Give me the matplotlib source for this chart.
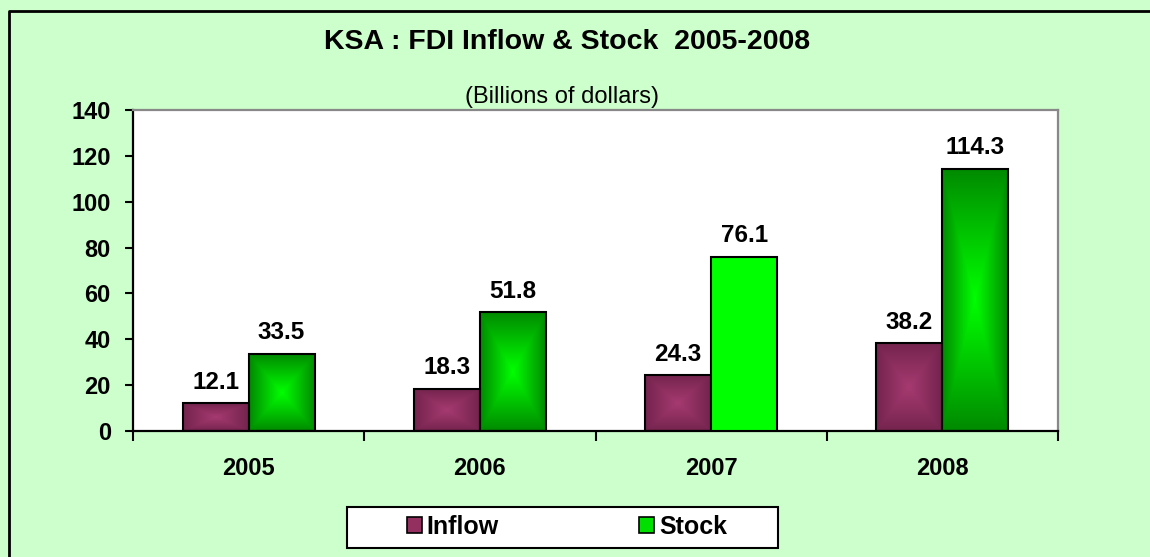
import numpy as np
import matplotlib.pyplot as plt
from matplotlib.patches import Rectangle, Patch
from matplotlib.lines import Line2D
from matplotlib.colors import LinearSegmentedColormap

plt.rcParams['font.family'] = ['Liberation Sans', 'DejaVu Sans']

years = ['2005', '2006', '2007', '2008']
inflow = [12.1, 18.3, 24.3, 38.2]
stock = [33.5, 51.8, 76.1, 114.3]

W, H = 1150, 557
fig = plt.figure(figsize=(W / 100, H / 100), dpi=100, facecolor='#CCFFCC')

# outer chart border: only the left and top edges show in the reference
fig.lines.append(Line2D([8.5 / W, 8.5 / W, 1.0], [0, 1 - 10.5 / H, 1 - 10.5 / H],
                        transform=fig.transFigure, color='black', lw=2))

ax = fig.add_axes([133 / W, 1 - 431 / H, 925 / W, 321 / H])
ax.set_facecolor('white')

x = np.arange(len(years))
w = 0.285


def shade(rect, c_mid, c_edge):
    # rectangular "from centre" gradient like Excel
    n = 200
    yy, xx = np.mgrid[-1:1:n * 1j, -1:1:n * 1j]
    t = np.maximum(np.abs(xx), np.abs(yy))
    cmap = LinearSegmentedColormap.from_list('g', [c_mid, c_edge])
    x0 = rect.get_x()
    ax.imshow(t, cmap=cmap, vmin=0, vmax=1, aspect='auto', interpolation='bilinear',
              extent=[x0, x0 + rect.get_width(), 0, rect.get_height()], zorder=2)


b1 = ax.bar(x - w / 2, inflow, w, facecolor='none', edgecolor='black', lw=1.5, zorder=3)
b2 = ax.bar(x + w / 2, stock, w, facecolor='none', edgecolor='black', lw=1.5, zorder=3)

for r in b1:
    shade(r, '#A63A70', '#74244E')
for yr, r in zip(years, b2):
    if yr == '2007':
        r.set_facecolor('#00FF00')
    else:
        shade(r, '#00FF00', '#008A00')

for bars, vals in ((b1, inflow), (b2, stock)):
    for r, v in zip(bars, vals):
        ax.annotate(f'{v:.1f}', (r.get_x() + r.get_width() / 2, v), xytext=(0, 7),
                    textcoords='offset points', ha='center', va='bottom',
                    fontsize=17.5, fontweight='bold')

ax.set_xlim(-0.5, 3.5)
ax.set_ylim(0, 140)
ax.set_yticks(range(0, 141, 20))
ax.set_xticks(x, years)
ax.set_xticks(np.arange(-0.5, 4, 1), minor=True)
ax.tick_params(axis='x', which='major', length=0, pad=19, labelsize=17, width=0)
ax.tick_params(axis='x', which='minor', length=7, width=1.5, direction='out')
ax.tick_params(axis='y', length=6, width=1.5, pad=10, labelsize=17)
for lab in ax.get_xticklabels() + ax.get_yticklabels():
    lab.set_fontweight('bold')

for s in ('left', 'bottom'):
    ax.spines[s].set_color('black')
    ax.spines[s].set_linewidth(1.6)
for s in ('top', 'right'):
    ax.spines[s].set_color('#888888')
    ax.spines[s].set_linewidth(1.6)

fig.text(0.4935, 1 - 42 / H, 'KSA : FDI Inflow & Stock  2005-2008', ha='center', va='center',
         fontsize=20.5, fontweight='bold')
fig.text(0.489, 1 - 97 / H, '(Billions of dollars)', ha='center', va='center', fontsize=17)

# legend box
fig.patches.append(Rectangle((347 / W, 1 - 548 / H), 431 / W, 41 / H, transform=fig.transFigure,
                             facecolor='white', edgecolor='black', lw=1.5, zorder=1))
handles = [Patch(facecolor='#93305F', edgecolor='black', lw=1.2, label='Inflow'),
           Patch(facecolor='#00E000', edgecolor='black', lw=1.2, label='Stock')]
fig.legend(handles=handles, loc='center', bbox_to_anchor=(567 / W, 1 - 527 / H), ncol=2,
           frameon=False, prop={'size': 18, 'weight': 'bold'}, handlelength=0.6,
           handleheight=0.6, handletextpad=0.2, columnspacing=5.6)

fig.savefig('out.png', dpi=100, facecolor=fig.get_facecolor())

----

SHORT EXERCISE: Make an exact copy of all the material, but keep the pictures out of it.

EXERCISE ANSWER:
Give me the matplotlib source for this chart.
import numpy as np
import matplotlib.pyplot as plt
from matplotlib.patches import Rectangle, Patch
from matplotlib.lines import Line2D
from matplotlib.colors import LinearSegmentedColormap

plt.rcParams['font.family'] = ['Liberation Sans', 'DejaVu Sans']

years = ['2005', '2006', '2007', '2008']
inflow = [12.1, 18.3, 24.3, 38.2]
stock = [33.5, 51.8, 76.1, 114.3]

W, H = 1150, 557
fig = plt.figure(figsize=(W / 100, H / 100), dpi=100, facecolor='#CCFFCC')

# outer chart border: only the left and top edges show in the reference
fig.lines.append(Line2D([8.5 / W, 8.5 / W, 1.0], [0, 1 - 10.5 / H, 1 - 10.5 / H],
                        transform=fig.transFigure, color='black', lw=2))

ax = fig.add_axes([133 / W, 1 - 431 / H, 925 / W, 321 / H])
ax.set_facecolor('white')

x = np.arange(len(years))
w = 0.285


def shade(rect, c_mid, c_edge):
    # rectangular "from centre" gradient like Excel
    n = 200
    yy, xx = np.mgrid[-1:1:n * 1j, -1:1:n * 1j]
    t = np.maximum(np.abs(xx), np.abs(yy))
    cmap = LinearSegmentedColormap.from_list('g', [c_mid, c_edge])
    x0 = rect.get_x()
    ax.imshow(t, cmap=cmap, vmin=0, vmax=1, aspect='auto', interpolation='bilinear',
              extent=[x0, x0 + rect.get_width(), 0, rect.get_height()], zorder=2)


b1 = ax.bar(x - w / 2, inflow, w, facecolor='none', edgecolor='black', lw=1.5, zorder=3)
b2 = ax.bar(x + w / 2, stock, w, facecolor='none', edgecolor='black', lw=1.5, zorder=3)

for r in b1:
    shade(r, '#A63A70', '#74244E')
for yr, r in zip(years, b2):
    if yr == '2007':
        r.set_facecolor('#00FF00')
    else:
        shade(r, '#00FF00', '#008A00')

for bars, vals in ((b1, inflow), (b2, stock)):
    for r, v in zip(bars, vals):
        ax.annotate(f'{v:.1f}', (r.get_x() + r.get_width() / 2, v), xytext=(0, 7),
                    textcoords='offset points', ha='center', va='bottom',
                    fontsize=17.5, fontweight='bold')

ax.set_xlim(-0.5, 3.5)
ax.set_ylim(0, 140)
ax.set_yticks(range(0, 141, 20))
ax.set_xticks(x, years)
ax.set_xticks(np.arange(-0.5, 4, 1), minor=True)
ax.tick_params(axis='x', which='major', length=0, pad=19, labelsize=17, width=0)
ax.tick_params(axis='x', which='minor', length=7, width=1.5, direction='out')
ax.tick_params(axis='y', length=6, width=1.5, pad=10, labelsize=17)
for lab in ax.get_xticklabels() + ax.get_yticklabels():
    lab.set_fontweight('bold')

for s in ('left', 'bottom'):
    ax.spines[s].set_color('black')
    ax.spines[s].set_linewidth(1.6)
for s in ('top', 'right'):
    ax.spines[s].set_color('#888888')
    ax.spines[s].set_linewidth(1.6)

fig.text(0.4935, 1 - 42 / H, 'KSA : FDI Inflow & Stock  2005-2008', ha='center', va='center',
         fontsize=20.5, fontweight='bold')
fig.text(0.489, 1 - 97 / H, '(Billions of dollars)', ha='center', va='center', fontsize=17)

# legend box
fig.patches.append(Rectangle((347 / W, 1 - 548 / H), 431 / W, 41 / H, transform=fig.transFigure,
                             facecolor='white', edgecolor='black', lw=1.5, zorder=1))
handles = [Patch(facecolor='#93305F', edgecolor='black', lw=1.2, label='Inflow'),
           Patch(facecolor='#00E000', edgecolor='black', lw=1.2, label='Stock')]
fig.legend(handles=handles, loc='center', bbox_to_anchor=(567 / W, 1 - 527 / H), ncol=2,
           frameon=False, prop={'size': 18, 'weight': 'bold'}, handlelength=0.6,
           handleheight=0.6, handletextpad=0.2, columnspacing=5.6)

fig.savefig('out.png', dpi=100, facecolor=fig.get_facecolor())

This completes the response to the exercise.